>> Begin Records

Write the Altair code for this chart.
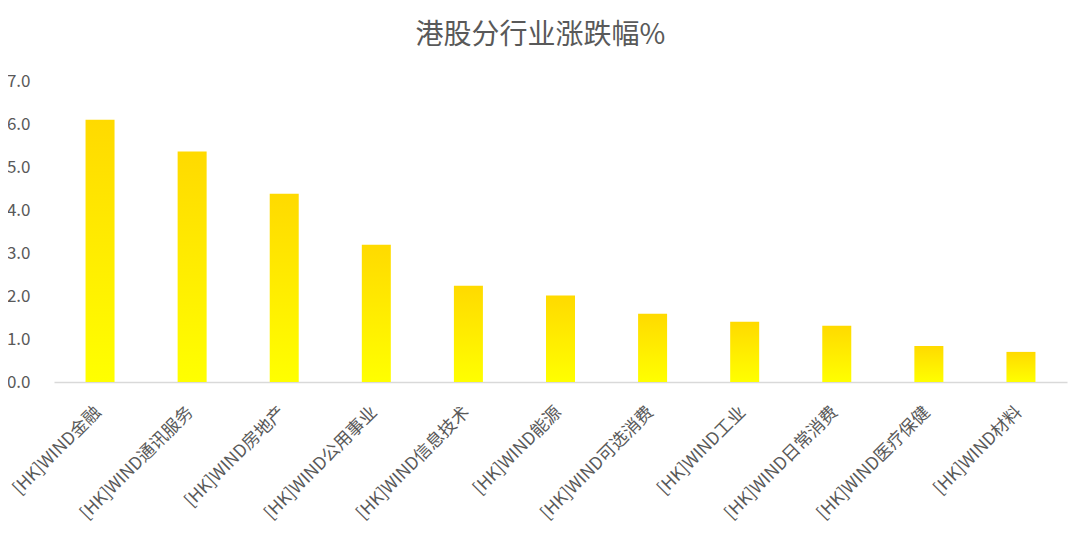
import altair as alt
import pandas as pd

categories = ["[HK]WIND金融", "[HK]WIND通讯服务", "[HK]WIND房地产", "[HK]WIND公用事业",
              "[HK]WIND信息技术", "[HK]WIND能源", "[HK]WIND可选消费", "[HK]WIND工业",
              "[HK]WIND日常消费", "[HK]WIND医疗保健", "[HK]WIND材料"]
values = [6.10, 5.36, 4.38, 3.19, 2.24, 2.01, 1.59, 1.40, 1.31, 0.84, 0.70]
y_ticks = [0, 1, 2, 3, 4, 5, 6, 7]

df = pd.DataFrame({"industry": categories, "change": values})

FONT = "Noto Sans CJK SC"
GRAY = "#595959"

bars = alt.Chart(df).mark_bar(
    size=29,
    color=alt.Gradient(
        gradient="linear",
        stops=[alt.GradientStop(color="#FFDA00", offset=0),
               alt.GradientStop(color="#FFFF00", offset=1)],
        x1=1, x2=1, y1=0, y2=1,
    ),
).encode(
    x=alt.X("industry:N", sort=categories,
            scale=alt.Scale(paddingInner=0, paddingOuter=0),
            axis=alt.Axis(title=None, labelAngle=-45, labelFont=FONT, labelFontSize=17.5,
                          labelColor=GRAY, labelPadding=21, labelOffset=-8, ticks=False,
                          domainColor="#D9D9D9", domainWidth=1.5, labelLimit=300)),
    y=alt.Y("change:Q", scale=alt.Scale(domain=[0, 7], nice=False),
            axis=alt.Axis(title=None, values=y_ticks, format=".1f", grid=False,
                          domain=False, ticks=False, labelFont=FONT, labelFontSize=17,
                          labelColor=GRAY, labelPadding=24)),
)

chart = bars.properties(
    width=1013,
    height=301,
    background="white",
    title=alt.TitleParams("港股分行业涨跌幅%", font=FONT, fontSize=28, fontWeight="normal",
                          color=GRAY, anchor="middle", offset=22, dx=-20),
    autosize=alt.AutoSizeParams(type="none"),
    padding={"left": 46, "top": 73, "right": 8, "bottom": 154},
).configure_view(stroke="transparent", strokeWidth=0)

chart.save("out.html", embed_options={"renderer": "svg", "actions": False})
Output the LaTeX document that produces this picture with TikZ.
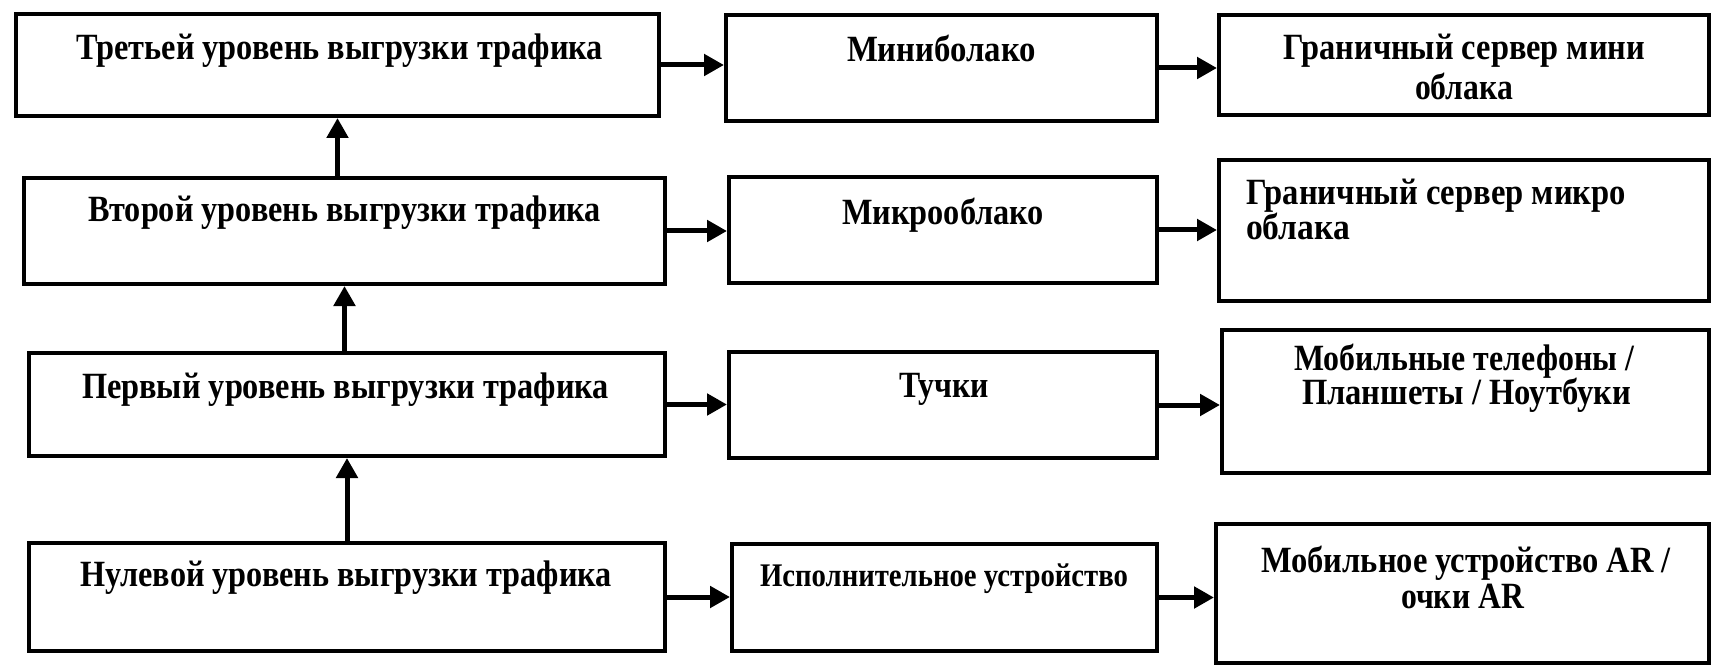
\documentclass[tikz,border=0pt]{standalone}
\usepackage{fontspec}
\setmainfont{Liberation Serif}
\usepackage{graphicx}
\usetikzlibrary{arrows.meta}

% Set a line of text and squeeze it horizontally to a given width (in pt)
\newcommand\fitw[2]{%
  \setbox0=\hbox{#2}%
  \pgfmathsetmacro\fitratio{#1/\the\wd0}%
  \scalebox{\fitratio}[1]{\box0}}

\tikzset{
  box/.style={draw=black, line width=4pt, rectangle, inner sep=0pt},
  lbl/.style={inner sep=0pt, outer sep=0pt, anchor=base west,
    font=\fontsize{37}{40}\selectfont\bfseries},
  smalllbl/.style={lbl, font=\fontsize{33}{36}\selectfont\bfseries},
  arr/.style={line width=5pt, -{Triangle[length=20pt, width=21pt]}},
}

\begin{document}
\begin{tikzpicture}[x=1pt, y=-1pt]
\useasboundingbox (0,0) rectangle (1715,668);

% left column: offloading levels
\node[box, minimum width=643, minimum height=102] (l3) at (337.5,65) {};
\node[box, minimum width=641, minimum height=106] (l2) at (344.5,231) {};
\node[box, minimum width=636, minimum height=103] (l1) at (347,404.5) {};
\node[box, minimum width=636, minimum height=108] (l0) at (347,597) {};

% middle column
\node[box, minimum width=431, minimum height=106] (m3) at (941.5,68) {};
\node[box, minimum width=428, minimum height=106] (m2) at (943,230) {};
\node[box, minimum width=428, minimum height=106] (m1) at (943,405) {};
\node[box, minimum width=425, minimum height=107] (m0) at (944.5,597.5) {};

% right column
\node[box, minimum width=490, minimum height=100] (r3) at (1464,65) {};
\node[box, minimum width=490, minimum height=141] (r2) at (1464,230.5) {};
\node[box, minimum width=487, minimum height=143] (r1) at (1465.5,401.5) {};
\node[box, minimum width=493, minimum height=139] (r0) at (1462.5,593.5) {};

% texts
\node[lbl] (t3) at (76,60) {\fitw{527}{Третьей уровень выгрузки трафика}};
\node[lbl] (t2) at (88,222) {\fitw{513}{Второй уровень выгрузки трафика}};
\node[lbl] (t1) at (82,398) {\fitw{527}{Первый уровень выгрузки трафика}};
\node[lbl] (t0) at (80,586) {\fitw{532}{Нулевой уровень выгрузки трафика}};

\node[lbl] (tm3) at (847,62) {\fitw{189}{Миниболако}};
\node[lbl] (tm2) at (842,225) {\fitw{202}{Микрооблако}};
\node[lbl] (tm1) at (899,397) {\fitw{90}{Тучки}};
\node[smalllbl] (tm0) at (760,586) {\fitw{368}{Исполнительное устройство}};

\node[lbl] (tr3a) at (1283,60) {\fitw{362}{Граничный сервер мини}};
\node[lbl] (tr3b) at (1415,100) {\fitw{98}{облака}};
\node[lbl] (tr2a) at (1246,205) {\fitw{380}{Граничный сервер микро}};
\node[lbl] (tr2b) at (1246,240) {\fitw{104}{облака}};
\node[lbl] (tr1a) at (1294,370) {\fitw{340}{Мобильные телефоны /}};
\node[lbl] (tr1b) at (1302,404) {\fitw{329}{Планшеты / Ноутбуки}};
\node[lbl] (tr0a) at (1261,572) {\fitw{410}{Мобильное устройство AR /}};
\node[lbl] (tr0b) at (1401,608) {\fitw{123}{очки AR}};

% upward arrows between levels
\draw[arr] (l2.north -| l3.south) -- (l3.south);
\draw[arr] (l1.north -| l2.south) -- (l2.south);
\draw[arr] (l0.north) -- (l0.north |- l1.south);

% rightward arrows
\draw[arr] (l3.east) -- (l3.east -| m3.west);
\draw[arr] (l2.east) -- (l2.east -| m2.west);
\draw[arr] (l1.east) -- (l1.east -| m1.west);
\draw[arr] (l0.east) -- (l0.east -| m0.west);

\draw[arr] (m3.east) -- (m3.east -| r3.west);
\draw[arr] (m2.east) -- (m2.east -| r2.west);
\draw[arr] (m1.east) -- (m1.east -| r1.west);
\draw[arr] (m0.east) -- (m0.east -| r0.west);
\end{tikzpicture}
\end{document}
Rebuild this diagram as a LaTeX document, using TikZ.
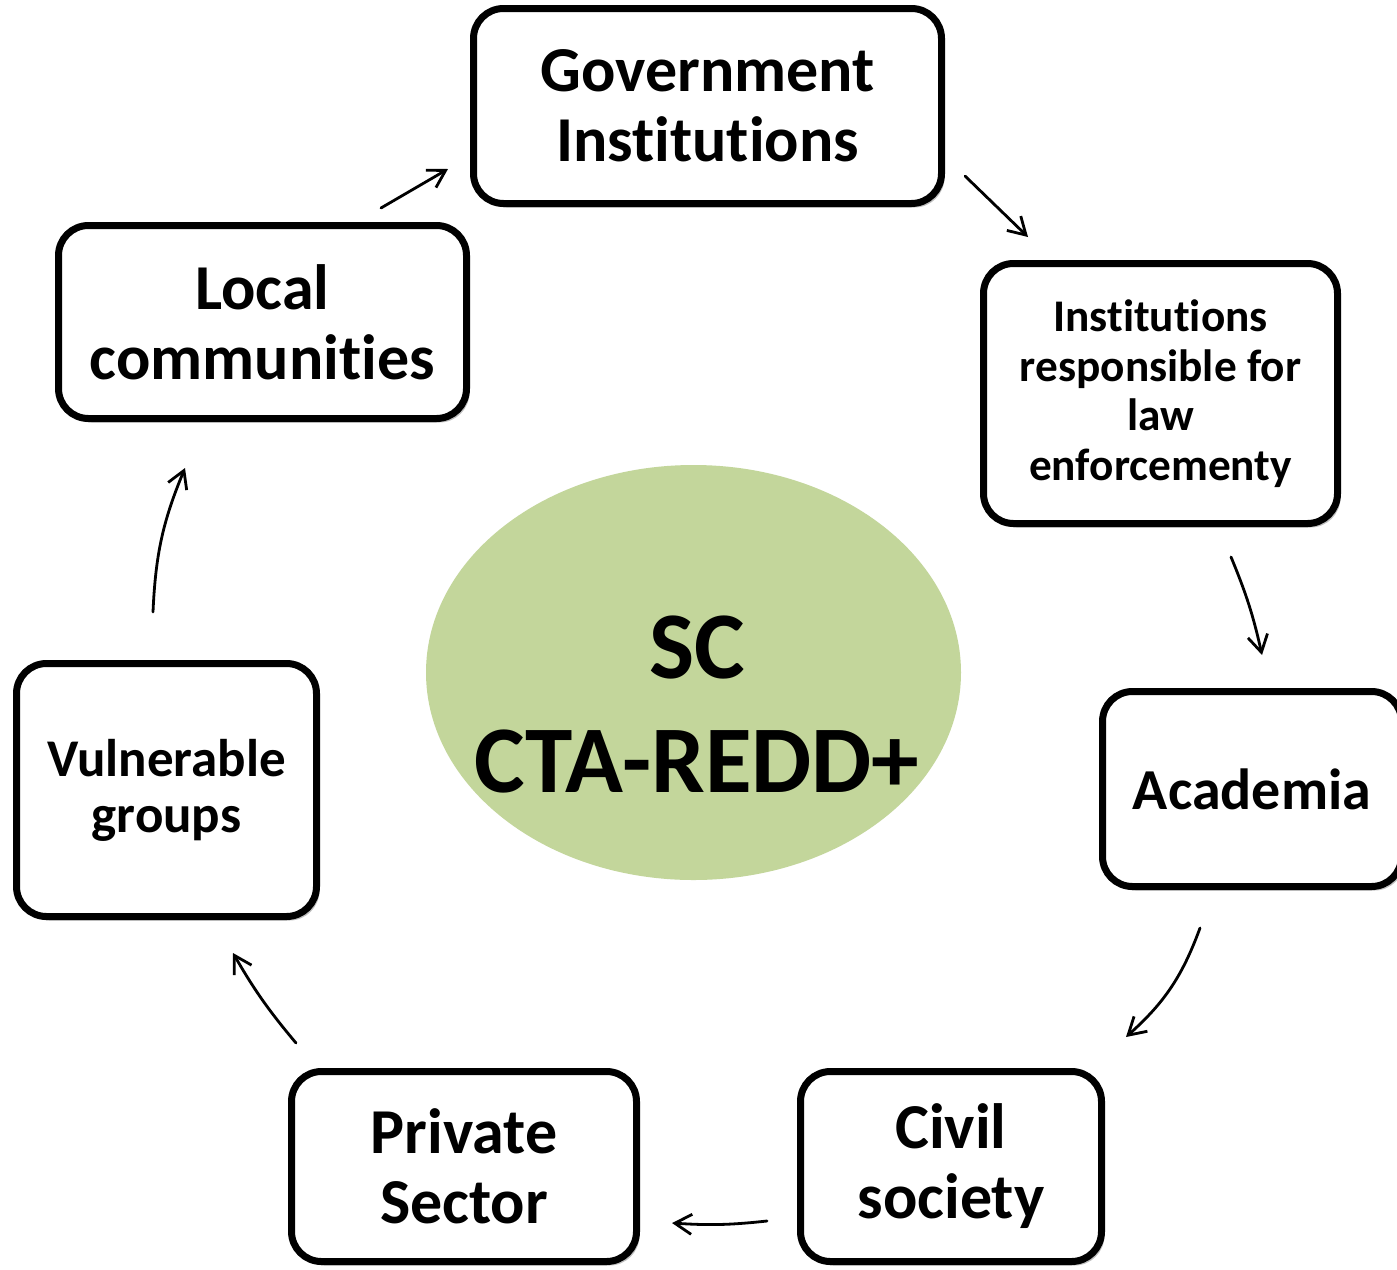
\documentclass[tikz,border=0pt]{standalone}
\usepackage{fontspec}
\setmainfont{Carlito}[Ligatures=NoCommon]
\usetikzlibrary{shapes.geometric,shadows,arrows.meta}
\definecolor{coregreen}{HTML}{C3D69B}
\tikzset{
  actor/.style={draw=black, line width=7pt, rounded corners=30pt, fill=white,
    align=center, inner sep=0pt, font=\bfseries,
    drop shadow={shadow xshift=3pt, shadow yshift=-4pt, opacity=0.25, fill=black}},
  flow/.style={line width=2.8pt, -{Straight Barb[length=17pt,width=20pt,line width=2.8pt]}, line cap=round},
}
\begin{document}
\begin{tikzpicture}[x=1pt,y=-1pt]
\useasboundingbox (0,0) rectangle (1397,1269);
\fill[white] (0,0) rectangle (1397,1269);

\node[ellipse, fill=coregreen, minimum width=535pt, minimum height=415pt] (core) at (693.5,672.5) {};
\node[align=center, font=\bfseries\fontsize{95.5}{114}\selectfont, inner sep=0pt] (coretext) at (697,705) {SC\\CTA-REDD+};

\node[actor, minimum width=468pt, minimum height=195pt, font=\bfseries\fontsize{64}{70}\selectfont] (gov) at (707.5,106) {Government\\Institutions};
\node[actor, minimum width=354pt, minimum height=260pt, font=\bfseries\fontsize{45.3}{49.5}\selectfont] (law) at (1160.5,393.5) {Institutions\\responsible for\\law\\enforcementy};
\node[actor, minimum width=299pt, minimum height=195pt, font=\bfseries\fontsize{58}{68}\selectfont] (acad) at (1252,789) {Academia};
\node[actor, minimum width=301pt, minimum height=190pt, font=\bfseries\fontsize{64}{70}\selectfont] (civil) at (951,1166.5) {Civil\\society};
\node[actor, minimum width=345pt, minimum height=190pt, font=\bfseries\fontsize{64}{70}\selectfont] (priv) at (464,1166.5) {Private\\Sector};
\node[actor, minimum width=300pt, minimum height=253pt, font=\bfseries\fontsize{53}{56}\selectfont] (vuln) at (166.5,790) {Vulnerable\\groups};
\node[actor, minimum width=408pt, minimum height=193pt, font=\bfseries\fontsize{64}{70}\selectfont] (local) at (262.5,322) {Local\\communities};

\draw[flow] ([shift={(118.5,-114)}]local.center) -- ([shift={(-259.5,63)}]gov.center);
\draw[flow] ([shift={(257.5,70)}]gov.center) -- ([shift={(-132.5,-156.5)}]law.center);
\draw[flow] ([shift={(70.5,163.5)}]law.center) to[bend left=5] ([shift={(10,-134)}]acad.center);
\draw[flow] ([shift={(-52,139)}]acad.center) to[bend left=14] ([shift={(175,-129.5)}]civil.center);
\draw[flow] ([shift={(-184,54.5)}]civil.center) to[bend left=5] ([shift={(208,56.5)}]priv.center);
\draw[flow] ([shift={(-168,-123.5)}]priv.center) to[bend left=5] ([shift={(66.5,163)}]vuln.center);
\draw[flow] ([shift={(-13.5,-178)}]vuln.center) to[bend left=10] ([shift={(-77.5,146)}]local.center);
\end{tikzpicture}
\end{document}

>> End Records

Written problem. Return every line from the records above that holds the word "LaTeX".

Completed task.
Output the LaTeX document that produces this picture with TikZ.
Rebuild this diagram as a LaTeX document, using TikZ.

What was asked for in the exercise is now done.